== Records for processing ==

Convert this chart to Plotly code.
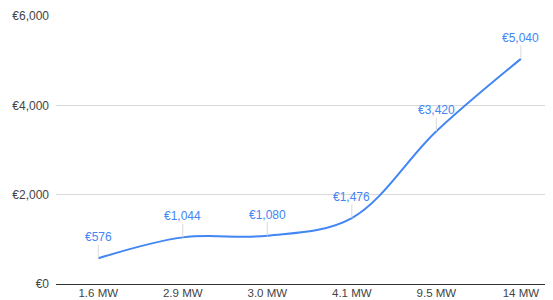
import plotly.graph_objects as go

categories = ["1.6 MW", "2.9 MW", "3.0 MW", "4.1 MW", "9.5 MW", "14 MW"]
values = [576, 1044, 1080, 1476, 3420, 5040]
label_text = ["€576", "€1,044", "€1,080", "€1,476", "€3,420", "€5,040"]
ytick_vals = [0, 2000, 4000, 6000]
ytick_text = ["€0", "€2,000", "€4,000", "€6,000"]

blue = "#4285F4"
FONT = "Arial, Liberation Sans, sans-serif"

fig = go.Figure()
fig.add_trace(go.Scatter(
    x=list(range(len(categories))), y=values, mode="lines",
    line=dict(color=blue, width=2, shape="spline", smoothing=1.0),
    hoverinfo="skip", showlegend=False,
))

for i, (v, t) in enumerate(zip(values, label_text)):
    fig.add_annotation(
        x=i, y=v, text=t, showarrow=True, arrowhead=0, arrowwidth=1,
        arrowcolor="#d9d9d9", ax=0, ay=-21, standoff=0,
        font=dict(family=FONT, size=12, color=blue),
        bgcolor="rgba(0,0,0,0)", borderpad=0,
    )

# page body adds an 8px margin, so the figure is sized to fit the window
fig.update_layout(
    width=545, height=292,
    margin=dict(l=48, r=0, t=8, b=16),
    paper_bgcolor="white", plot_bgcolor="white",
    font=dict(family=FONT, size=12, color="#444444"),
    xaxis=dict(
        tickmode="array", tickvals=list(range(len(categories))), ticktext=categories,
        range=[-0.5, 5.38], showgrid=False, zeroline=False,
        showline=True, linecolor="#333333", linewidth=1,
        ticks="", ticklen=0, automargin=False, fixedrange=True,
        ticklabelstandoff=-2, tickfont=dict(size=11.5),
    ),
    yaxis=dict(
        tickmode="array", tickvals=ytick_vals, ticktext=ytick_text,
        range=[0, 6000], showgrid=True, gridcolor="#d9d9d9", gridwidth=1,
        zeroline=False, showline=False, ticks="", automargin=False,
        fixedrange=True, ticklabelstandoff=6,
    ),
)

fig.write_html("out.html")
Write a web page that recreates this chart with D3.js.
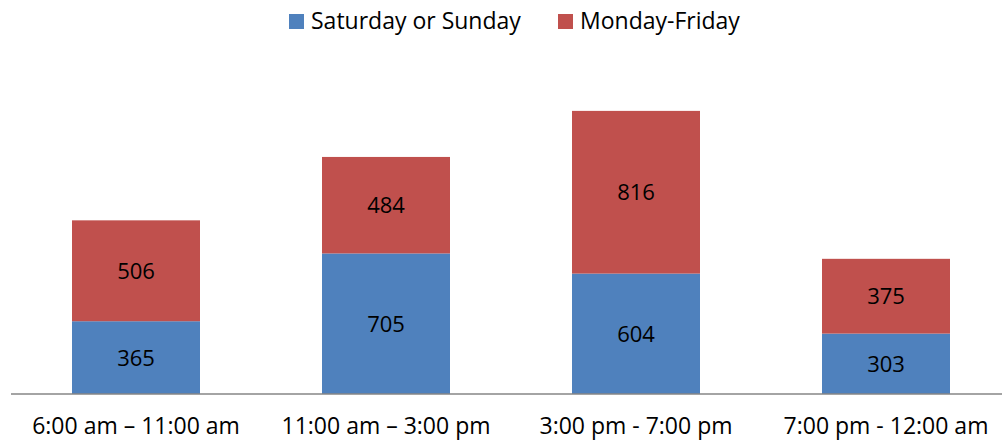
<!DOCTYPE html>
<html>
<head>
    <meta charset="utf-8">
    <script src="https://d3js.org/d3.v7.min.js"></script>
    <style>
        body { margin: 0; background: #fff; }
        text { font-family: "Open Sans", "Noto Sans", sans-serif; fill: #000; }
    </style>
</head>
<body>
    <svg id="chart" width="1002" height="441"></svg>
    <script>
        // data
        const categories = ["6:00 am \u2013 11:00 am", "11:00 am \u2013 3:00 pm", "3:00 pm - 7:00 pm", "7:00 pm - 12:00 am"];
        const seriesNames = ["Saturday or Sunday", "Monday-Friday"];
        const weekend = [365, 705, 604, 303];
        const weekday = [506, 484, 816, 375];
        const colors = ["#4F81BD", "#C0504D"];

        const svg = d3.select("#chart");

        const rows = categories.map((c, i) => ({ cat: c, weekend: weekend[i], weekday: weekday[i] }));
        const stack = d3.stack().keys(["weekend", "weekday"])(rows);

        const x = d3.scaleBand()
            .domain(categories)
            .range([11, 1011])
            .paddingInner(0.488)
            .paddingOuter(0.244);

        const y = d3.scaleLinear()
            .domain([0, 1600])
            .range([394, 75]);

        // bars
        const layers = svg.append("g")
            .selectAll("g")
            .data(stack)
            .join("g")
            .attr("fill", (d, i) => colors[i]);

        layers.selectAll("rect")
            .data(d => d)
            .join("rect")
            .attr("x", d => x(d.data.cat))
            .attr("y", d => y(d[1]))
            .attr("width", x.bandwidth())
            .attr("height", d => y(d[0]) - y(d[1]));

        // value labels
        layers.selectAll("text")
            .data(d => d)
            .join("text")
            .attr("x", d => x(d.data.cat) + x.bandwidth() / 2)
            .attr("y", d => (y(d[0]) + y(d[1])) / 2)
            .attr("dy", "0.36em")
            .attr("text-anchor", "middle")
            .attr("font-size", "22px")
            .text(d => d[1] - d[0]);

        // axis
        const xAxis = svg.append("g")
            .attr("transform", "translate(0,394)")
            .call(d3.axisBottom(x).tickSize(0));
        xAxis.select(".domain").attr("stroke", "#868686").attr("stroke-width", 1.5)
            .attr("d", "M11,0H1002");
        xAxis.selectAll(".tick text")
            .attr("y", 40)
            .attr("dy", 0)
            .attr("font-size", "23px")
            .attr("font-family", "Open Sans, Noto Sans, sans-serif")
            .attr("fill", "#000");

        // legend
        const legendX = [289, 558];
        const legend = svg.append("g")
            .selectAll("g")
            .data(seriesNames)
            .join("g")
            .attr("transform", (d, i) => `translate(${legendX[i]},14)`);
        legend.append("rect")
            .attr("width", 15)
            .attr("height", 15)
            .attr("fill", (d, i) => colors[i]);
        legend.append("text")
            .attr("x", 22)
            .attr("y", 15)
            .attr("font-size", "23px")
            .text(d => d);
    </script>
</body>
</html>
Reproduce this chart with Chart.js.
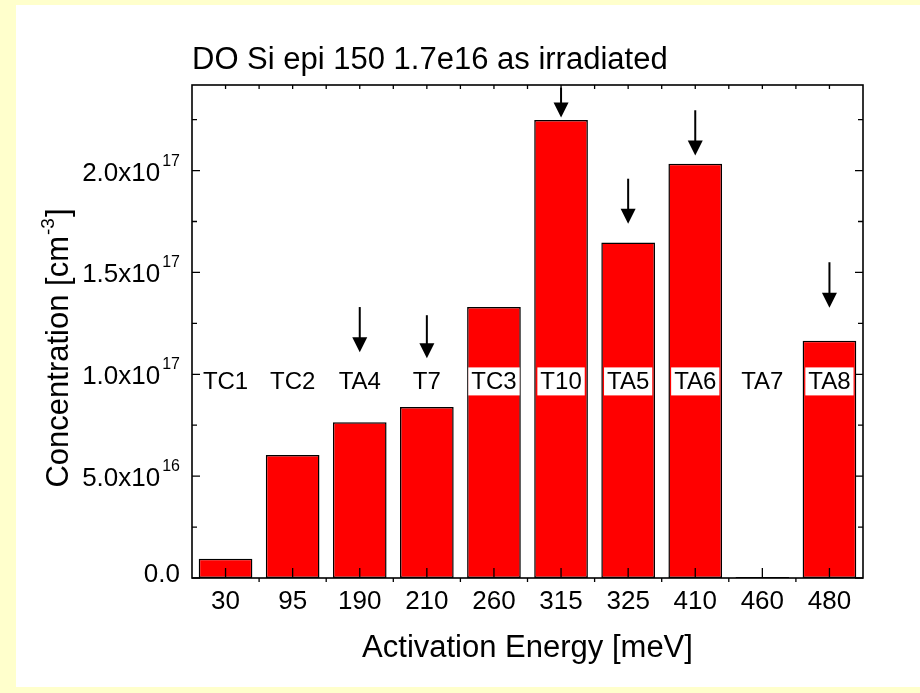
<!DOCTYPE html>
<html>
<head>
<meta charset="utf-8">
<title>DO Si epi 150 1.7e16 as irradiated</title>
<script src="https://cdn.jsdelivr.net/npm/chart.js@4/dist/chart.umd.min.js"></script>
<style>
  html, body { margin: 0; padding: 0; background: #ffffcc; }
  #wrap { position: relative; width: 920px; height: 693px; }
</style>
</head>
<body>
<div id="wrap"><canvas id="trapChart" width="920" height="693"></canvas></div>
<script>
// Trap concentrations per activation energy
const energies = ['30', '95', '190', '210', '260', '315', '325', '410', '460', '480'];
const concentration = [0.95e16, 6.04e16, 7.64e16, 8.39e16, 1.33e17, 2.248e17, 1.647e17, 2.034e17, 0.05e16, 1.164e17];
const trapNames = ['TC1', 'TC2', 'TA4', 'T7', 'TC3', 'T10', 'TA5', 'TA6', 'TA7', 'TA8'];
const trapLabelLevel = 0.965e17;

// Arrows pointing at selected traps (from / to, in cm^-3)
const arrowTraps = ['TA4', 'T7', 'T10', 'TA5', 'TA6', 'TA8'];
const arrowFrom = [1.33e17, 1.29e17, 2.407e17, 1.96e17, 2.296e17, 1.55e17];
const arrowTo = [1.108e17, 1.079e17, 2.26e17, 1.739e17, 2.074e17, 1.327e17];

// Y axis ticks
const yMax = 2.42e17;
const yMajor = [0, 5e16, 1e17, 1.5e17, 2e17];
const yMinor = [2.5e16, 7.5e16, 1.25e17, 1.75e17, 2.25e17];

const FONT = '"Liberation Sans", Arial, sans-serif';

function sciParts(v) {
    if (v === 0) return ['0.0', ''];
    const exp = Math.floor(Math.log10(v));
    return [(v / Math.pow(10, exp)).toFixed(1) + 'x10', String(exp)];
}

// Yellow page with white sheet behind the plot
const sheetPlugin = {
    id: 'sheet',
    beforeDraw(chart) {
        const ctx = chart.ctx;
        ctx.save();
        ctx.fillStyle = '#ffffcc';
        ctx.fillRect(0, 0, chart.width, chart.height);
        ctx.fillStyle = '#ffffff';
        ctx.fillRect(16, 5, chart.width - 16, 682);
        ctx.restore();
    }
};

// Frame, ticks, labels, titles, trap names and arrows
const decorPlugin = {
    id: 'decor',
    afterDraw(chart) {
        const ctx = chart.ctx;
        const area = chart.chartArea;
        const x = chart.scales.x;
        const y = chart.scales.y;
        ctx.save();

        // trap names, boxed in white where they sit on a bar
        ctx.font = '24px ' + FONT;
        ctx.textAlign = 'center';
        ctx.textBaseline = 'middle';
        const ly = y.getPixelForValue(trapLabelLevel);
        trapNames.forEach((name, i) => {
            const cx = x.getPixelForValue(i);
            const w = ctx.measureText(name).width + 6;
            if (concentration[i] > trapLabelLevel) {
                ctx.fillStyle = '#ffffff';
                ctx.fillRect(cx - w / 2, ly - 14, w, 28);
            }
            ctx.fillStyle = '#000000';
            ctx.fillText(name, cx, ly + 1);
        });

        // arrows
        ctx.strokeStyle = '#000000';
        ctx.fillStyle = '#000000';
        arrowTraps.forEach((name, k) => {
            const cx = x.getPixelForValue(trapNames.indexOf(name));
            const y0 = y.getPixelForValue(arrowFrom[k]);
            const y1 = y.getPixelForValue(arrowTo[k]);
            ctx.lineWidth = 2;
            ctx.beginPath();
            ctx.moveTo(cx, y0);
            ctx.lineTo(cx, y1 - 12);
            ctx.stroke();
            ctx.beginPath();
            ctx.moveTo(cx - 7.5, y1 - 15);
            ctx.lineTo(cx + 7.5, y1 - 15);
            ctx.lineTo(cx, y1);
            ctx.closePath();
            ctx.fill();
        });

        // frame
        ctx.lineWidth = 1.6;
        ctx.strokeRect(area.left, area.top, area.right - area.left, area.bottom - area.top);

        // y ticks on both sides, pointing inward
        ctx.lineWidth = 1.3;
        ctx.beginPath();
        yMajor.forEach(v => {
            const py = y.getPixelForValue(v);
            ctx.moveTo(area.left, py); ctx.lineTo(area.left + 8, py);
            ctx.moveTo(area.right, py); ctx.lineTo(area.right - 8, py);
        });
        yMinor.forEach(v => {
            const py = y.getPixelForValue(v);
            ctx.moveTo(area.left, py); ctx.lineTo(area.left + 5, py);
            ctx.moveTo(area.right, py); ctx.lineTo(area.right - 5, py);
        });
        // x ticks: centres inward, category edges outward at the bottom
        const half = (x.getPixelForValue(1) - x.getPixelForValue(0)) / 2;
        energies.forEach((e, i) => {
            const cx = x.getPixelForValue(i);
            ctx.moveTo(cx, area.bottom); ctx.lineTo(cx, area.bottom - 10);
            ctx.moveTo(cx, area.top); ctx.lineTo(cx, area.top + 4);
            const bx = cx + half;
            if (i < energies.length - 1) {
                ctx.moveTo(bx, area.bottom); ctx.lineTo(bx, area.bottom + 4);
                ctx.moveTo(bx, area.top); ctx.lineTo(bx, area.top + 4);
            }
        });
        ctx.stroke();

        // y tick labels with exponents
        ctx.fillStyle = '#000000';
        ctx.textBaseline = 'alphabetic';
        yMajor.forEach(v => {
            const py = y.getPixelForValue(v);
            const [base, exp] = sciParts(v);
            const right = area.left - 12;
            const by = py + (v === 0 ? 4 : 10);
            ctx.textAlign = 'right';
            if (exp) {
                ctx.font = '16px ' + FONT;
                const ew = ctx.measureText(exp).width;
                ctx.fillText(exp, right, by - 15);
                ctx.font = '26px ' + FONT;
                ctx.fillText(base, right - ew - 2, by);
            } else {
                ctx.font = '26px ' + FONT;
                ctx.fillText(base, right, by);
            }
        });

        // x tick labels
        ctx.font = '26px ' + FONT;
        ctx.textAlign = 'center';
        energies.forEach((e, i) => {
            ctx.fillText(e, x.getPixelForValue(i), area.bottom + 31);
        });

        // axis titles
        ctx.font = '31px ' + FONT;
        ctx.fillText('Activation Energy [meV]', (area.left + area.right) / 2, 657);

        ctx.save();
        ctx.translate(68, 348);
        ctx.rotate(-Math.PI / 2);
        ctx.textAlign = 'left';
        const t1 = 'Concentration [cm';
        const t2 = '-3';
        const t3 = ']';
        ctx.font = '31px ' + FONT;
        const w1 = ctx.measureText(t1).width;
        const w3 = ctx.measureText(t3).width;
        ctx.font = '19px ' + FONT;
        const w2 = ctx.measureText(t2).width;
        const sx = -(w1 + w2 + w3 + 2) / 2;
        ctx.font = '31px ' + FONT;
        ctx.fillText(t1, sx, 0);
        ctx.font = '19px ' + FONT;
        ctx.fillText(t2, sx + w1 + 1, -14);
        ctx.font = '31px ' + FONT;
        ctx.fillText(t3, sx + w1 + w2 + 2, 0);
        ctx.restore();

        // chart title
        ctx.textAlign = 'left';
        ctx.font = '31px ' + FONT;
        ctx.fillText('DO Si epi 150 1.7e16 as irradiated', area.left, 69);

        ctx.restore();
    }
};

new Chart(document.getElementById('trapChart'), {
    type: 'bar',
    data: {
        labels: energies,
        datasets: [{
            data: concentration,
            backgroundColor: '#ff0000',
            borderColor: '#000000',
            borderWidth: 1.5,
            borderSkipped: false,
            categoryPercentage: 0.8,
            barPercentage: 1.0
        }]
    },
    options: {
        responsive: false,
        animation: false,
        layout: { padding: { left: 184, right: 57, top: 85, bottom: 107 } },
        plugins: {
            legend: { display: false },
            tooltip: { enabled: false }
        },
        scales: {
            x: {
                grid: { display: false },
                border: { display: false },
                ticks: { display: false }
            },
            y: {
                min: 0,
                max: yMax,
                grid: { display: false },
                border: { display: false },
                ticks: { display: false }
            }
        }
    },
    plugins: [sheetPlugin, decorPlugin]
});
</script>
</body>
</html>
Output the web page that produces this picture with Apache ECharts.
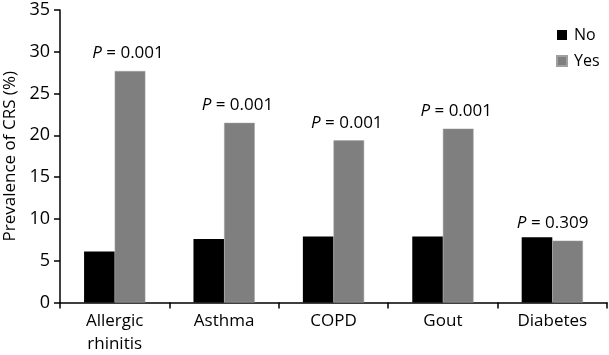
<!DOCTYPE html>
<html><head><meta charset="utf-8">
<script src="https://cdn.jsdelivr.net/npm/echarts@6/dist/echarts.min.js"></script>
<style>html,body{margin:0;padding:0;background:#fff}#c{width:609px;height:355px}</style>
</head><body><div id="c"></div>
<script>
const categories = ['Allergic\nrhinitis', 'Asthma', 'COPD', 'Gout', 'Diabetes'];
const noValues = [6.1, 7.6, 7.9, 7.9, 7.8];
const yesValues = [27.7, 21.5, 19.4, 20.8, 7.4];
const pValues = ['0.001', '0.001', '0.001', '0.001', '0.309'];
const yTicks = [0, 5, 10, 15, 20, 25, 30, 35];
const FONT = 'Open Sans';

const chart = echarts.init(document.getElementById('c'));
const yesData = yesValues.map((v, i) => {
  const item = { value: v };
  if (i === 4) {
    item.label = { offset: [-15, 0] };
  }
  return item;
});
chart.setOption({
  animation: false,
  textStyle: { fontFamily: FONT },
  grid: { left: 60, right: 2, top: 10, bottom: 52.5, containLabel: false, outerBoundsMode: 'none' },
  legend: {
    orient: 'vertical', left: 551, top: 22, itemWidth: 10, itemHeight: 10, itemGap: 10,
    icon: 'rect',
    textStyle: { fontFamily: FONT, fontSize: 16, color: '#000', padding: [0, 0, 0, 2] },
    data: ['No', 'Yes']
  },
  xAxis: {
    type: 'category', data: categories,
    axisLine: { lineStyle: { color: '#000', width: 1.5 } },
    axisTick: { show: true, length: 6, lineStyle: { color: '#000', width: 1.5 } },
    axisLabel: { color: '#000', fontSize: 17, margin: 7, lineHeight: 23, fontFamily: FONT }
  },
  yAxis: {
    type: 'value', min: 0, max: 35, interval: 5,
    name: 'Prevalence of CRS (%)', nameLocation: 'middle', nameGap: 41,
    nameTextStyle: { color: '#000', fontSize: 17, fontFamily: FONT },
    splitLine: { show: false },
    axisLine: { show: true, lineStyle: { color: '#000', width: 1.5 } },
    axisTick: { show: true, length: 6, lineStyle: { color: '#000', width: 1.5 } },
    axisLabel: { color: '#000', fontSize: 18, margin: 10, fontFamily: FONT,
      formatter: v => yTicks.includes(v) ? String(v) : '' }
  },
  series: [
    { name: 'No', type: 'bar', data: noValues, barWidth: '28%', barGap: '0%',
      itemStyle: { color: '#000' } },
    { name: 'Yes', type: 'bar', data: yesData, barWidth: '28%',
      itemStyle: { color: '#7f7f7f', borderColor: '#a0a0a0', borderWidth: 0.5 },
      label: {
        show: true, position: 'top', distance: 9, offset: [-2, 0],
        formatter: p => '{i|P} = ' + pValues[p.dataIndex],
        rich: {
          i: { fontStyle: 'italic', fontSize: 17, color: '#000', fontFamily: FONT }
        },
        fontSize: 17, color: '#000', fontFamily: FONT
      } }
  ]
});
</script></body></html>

===

Instructions to follow: Copy the lines above exactly, starting with the line that contains "Output the web" and ending with the line that contains "const FONT = 'Open Sans';", and leave out any pictures.

Correct answer:
Output the web page that produces this picture with Apache ECharts.
<!DOCTYPE html>
<html><head><meta charset="utf-8">
<script src="https://cdn.jsdelivr.net/npm/echarts@6/dist/echarts.min.js"></script>
<style>html,body{margin:0;padding:0;background:#fff}#c{width:609px;height:355px}</style>
</head><body><div id="c"></div>
<script>
const categories = ['Allergic\nrhinitis', 'Asthma', 'COPD', 'Gout', 'Diabetes'];
const noValues = [6.1, 7.6, 7.9, 7.9, 7.8];
const yesValues = [27.7, 21.5, 19.4, 20.8, 7.4];
const pValues = ['0.001', '0.001', '0.001', '0.001', '0.309'];
const yTicks = [0, 5, 10, 15, 20, 25, 30, 35];
const FONT = 'Open Sans';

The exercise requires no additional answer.